(Rows from a dataset)
* * * * * * *

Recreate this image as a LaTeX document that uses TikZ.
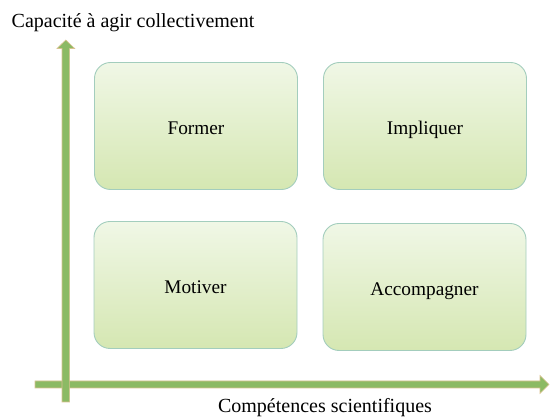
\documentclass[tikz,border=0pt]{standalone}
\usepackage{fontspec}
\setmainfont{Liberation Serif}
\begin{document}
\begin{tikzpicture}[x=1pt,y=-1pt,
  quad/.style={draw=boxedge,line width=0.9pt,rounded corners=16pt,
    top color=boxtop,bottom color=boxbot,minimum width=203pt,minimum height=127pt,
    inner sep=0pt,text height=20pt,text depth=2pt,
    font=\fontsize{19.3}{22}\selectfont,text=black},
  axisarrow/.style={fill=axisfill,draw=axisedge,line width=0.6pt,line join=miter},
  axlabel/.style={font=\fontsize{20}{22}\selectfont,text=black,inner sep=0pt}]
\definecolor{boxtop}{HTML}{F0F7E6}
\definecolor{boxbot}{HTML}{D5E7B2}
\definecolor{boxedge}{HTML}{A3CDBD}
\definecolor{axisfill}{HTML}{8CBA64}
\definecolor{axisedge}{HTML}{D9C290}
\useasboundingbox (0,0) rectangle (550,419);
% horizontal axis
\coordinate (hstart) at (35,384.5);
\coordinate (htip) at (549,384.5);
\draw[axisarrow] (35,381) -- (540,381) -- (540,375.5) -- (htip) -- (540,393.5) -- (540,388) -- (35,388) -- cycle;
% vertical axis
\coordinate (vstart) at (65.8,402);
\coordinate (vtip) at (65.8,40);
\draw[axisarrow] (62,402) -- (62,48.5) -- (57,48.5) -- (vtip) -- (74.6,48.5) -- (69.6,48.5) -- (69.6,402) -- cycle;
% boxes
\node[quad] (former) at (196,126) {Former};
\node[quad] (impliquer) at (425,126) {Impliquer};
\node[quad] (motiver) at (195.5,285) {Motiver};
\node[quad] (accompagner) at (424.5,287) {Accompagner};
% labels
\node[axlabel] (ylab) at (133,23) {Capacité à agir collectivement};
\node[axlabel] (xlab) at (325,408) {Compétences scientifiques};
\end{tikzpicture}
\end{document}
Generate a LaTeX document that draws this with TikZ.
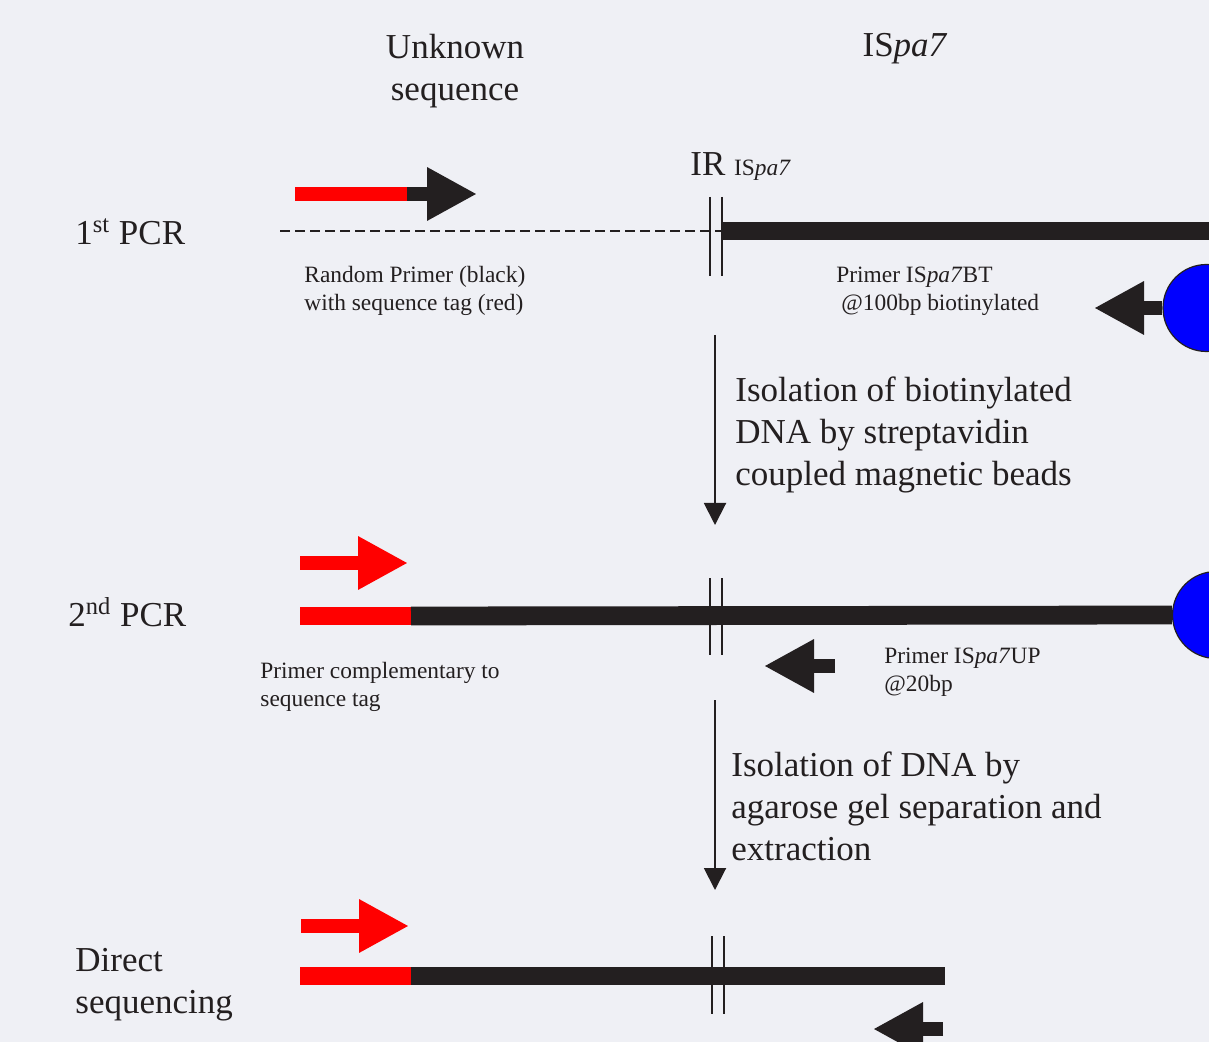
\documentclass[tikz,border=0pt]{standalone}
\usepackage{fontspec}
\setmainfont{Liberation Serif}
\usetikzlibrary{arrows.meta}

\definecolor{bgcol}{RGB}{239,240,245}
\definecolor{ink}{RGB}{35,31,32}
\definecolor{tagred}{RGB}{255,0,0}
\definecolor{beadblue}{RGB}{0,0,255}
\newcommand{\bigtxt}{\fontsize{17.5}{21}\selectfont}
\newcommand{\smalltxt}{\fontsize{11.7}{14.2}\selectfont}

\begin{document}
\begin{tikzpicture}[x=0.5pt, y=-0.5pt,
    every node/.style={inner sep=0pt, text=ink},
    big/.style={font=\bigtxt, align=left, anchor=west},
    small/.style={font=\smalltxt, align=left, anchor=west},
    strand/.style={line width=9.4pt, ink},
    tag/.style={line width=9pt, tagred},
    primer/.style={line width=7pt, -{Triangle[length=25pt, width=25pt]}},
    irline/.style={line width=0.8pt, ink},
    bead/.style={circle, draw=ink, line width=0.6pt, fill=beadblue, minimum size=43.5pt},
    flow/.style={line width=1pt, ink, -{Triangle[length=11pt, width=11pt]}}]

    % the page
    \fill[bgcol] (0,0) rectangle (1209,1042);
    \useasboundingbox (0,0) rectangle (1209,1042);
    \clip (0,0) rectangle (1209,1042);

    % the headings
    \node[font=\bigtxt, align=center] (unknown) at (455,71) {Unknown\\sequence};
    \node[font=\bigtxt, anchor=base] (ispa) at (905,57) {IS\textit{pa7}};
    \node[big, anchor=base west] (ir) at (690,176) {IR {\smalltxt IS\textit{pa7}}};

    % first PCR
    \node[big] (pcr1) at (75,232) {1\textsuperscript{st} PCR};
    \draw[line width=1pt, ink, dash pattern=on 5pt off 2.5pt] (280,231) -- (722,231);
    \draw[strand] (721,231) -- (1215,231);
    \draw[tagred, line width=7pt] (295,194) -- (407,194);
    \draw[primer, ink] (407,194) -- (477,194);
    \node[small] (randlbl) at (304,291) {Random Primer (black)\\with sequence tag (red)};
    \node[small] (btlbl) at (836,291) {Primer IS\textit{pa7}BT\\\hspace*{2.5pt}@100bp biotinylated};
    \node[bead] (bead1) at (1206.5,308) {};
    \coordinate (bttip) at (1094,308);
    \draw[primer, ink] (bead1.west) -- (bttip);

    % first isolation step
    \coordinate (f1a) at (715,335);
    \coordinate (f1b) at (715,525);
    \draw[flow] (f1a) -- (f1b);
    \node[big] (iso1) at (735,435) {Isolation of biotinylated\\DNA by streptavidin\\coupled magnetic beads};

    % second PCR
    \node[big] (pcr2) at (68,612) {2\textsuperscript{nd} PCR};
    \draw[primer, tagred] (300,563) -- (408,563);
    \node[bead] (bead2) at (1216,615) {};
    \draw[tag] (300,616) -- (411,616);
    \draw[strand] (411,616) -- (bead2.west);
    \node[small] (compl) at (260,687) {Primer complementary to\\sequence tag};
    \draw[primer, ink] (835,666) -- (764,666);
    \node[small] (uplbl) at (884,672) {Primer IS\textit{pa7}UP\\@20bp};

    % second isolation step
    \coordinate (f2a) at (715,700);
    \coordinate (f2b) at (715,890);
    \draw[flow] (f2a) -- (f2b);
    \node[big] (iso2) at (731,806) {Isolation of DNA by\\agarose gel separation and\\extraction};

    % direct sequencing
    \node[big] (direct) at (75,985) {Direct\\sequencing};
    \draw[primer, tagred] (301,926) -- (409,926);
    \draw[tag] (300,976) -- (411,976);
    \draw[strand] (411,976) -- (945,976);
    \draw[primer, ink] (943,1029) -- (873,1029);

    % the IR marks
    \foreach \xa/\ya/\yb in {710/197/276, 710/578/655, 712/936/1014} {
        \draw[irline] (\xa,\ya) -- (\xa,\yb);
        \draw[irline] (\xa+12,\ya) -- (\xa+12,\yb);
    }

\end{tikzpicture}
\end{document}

* * * * * * *

* **Instructions to follow**:
Scan the material and collect every line that contains "with".

* **Problem solution**:
Generate a LaTeX document that draws this with TikZ.
    \node[small] (randlbl) at (304,291) {Random Primer (black)\\with sequence tag (red)};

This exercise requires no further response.